## The task
Strip the pictures and reproduce the rest of the listing exactly.

+++

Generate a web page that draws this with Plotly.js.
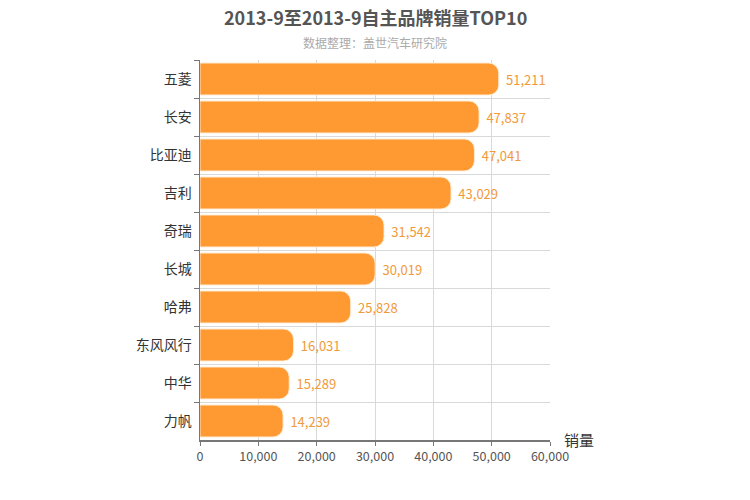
<!DOCTYPE html>
<html><head><meta charset="utf-8">
<script src="https://cdn.plot.ly/plotly-3.0.1.min.js"></script>
<style>html,body{margin:0;padding:0;background:#fff;}#chart{width:750px;height:500px;}</style>
</head><body><div id="chart"></div>
<script>
const brands = ["五菱","长安","比亚迪","吉利","奇瑞","长城","哈弗","东风风行","中华","力帆"];
const sales = [51211,47837,47041,43029,31542,30019,25828,16031,15289,14239];
const titleText = "2013-9至2013-9自主品牌销量TOP10";
const subtitleText = "数据整理：盖世汽车研究院";
const axisTitle = "销量";
const xTicks = [0,10000,20000,30000,40000,50000,60000];

const font = '"Noto Sans CJK SC", "Noto Sans", sans-serif';
const trace = {
  type: 'bar', orientation: 'h',
  x: sales, y: brands,
  marker: {color: '#ff9a33', line: {color: 'rgba(255,235,210,0.9)', width: 1}, cornerradius: 10},
  width: 0.84,
  text: sales.map(v => '\u2004' + v.toLocaleString('en-US')),
  textposition: 'outside', cliponaxis: false,
  textfont: {family: font, size: 13, color: '#f09a3a'},
  hoverinfo: 'none'
};
const layout = {
  width: 750, height: 500,
  margin: {l: 200, r: 200, t: 60, b: 60},
  paper_bgcolor: '#fff', plot_bgcolor: '#fff',
  showlegend: false,
  font: {family: font},
  xaxis: {range: [0, 60000], tickvals: xTicks, ticktext: xTicks.map(v => v.toLocaleString('en-US')),
    showgrid: true, gridcolor: '#d9d9d9', gridwidth: 1, zeroline: false,
    showline: true, linecolor: '#777', linewidth: 1.5, ticks: 'outside', ticklen: 4, tickcolor: '#777',
    tickfont: {size: 12.5, color: '#555'}, mirror: false},
  yaxis: {type: 'category', autorange: 'reversed', tickson: 'boundaries',
    showgrid: true, gridcolor: '#d9d9d9', gridwidth: 1,
    showline: true, linecolor: '#777', linewidth: 1.5, ticks: 'outside', ticklen: 5, tickcolor: '#777',
    tickfont: {size: 14, color: '#333'}, ticklabelstandoff: 4},
  bargap: 0.16,
  annotations: [
    {text: '<b>' + titleText + '</b>', xref: 'paper', yref: 'paper', x: 0.5, y: 1 + (60 - 17) / 380,
     xanchor: 'center', yanchor: 'middle', showarrow: false, font: {size: 18, color: '#555'}},
    {text: subtitleText, xref: 'paper', yref: 'paper', x: 0.5, y: 1 + (60 - 43) / 380, xanchor: 'center', yanchor: 'middle', showarrow: false,
     font: {size: 12, color: '#aaa'}},
    {text: axisTitle, xref: 'paper', yref: 'paper', x: 1, y: 0, xanchor: 'left', yanchor: 'bottom',
     xshift: 12, yshift: -12, showarrow: false, font: {size: 15, color: '#333'}}
  ]
};
Plotly.newPlot('chart', [trace], layout, {displayModeBar: false, staticPlot: true});
</script></body></html>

+++

## Solution to this task
Generate a web page that draws this with Plotly.js.
<!DOCTYPE html>
<html><head><meta charset="utf-8">
<script src="https://cdn.plot.ly/plotly-3.0.1.min.js"></script>
<style>html,body{margin:0;padding:0;background:#fff;}#chart{width:750px;height:500px;}</style>
</head><body><div id="chart"></div>
<script>
const brands = ["五菱","长安","比亚迪","吉利","奇瑞","长城","哈弗","东风风行","中华","力帆"];
const sales = [51211,47837,47041,43029,31542,30019,25828,16031,15289,14239];
const titleText = "2013-9至2013-9自主品牌销量TOP10";
const subtitleText = "数据整理：盖世汽车研究院";
const axisTitle = "销量";
const xTicks = [0,10000,20000,30000,40000,50000,60000];

const font = '"Noto Sans CJK SC", "Noto Sans", sans-serif';
const trace = {
  type: 'bar', orientation: 'h',
  x: sales, y: brands,
  marker: {color: '#ff9a33', line: {color: 'rgba(255,235,210,0.9)', width: 1}, cornerradius: 10},
  width: 0.84,
  text: sales.map(v => '\u2004' + v.toLocaleString('en-US')),
  textposition: 'outside', cliponaxis: false,
  textfont: {family: font, size: 13, color: '#f09a3a'},
  hoverinfo: 'none'
};
const layout = {
  width: 750, height: 500,
  margin: {l: 200, r: 200, t: 60, b: 60},
  paper_bgcolor: '#fff', plot_bgcolor: '#fff',
  showlegend: false,
  font: {family: font},
  xaxis: {range: [0, 60000], tickvals: xTicks, ticktext: xTicks.map(v => v.toLocaleString('en-US')),
    showgrid: true, gridcolor: '#d9d9d9', gridwidth: 1, zeroline: false,
    showline: true, linecolor: '#777', linewidth: 1.5, ticks: 'outside', ticklen: 4, tickcolor: '#777',
    tickfont: {size: 12.5, color: '#555'}, mirror: false},
  yaxis: {type: 'category', autorange: 'reversed', tickson: 'boundaries',
    showgrid: true, gridcolor: '#d9d9d9', gridwidth: 1,
    showline: true, linecolor: '#777', linewidth: 1.5, ticks: 'outside', ticklen: 5, tickcolor: '#777',
    tickfont: {size: 14, color: '#333'}, ticklabelstandoff: 4},
  bargap: 0.16,
  annotations: [
    {text: '<b>' + titleText + '</b>', xref: 'paper', yref: 'paper', x: 0.5, y: 1 + (60 - 17) / 380,
     xanchor: 'center', yanchor: 'middle', showarrow: false, font: {size: 18, color: '#555'}},
    {text: subtitleText, xref: 'paper', yref: 'paper', x: 0.5, y: 1 + (60 - 43) / 380, xanchor: 'center', yanchor: 'middle', showarrow: false,
     font: {size: 12, color: '#aaa'}},
    {text: axisTitle, xref: 'paper', yref: 'paper', x: 1, y: 0, xanchor: 'left', yanchor: 'bottom',
     xshift: 12, yshift: -12, showarrow: false, font: {size: 15, color: '#333'}}
  ]
};
Plotly.newPlot('chart', [trace], layout, {displayModeBar: false, staticPlot: true});
</script></body></html>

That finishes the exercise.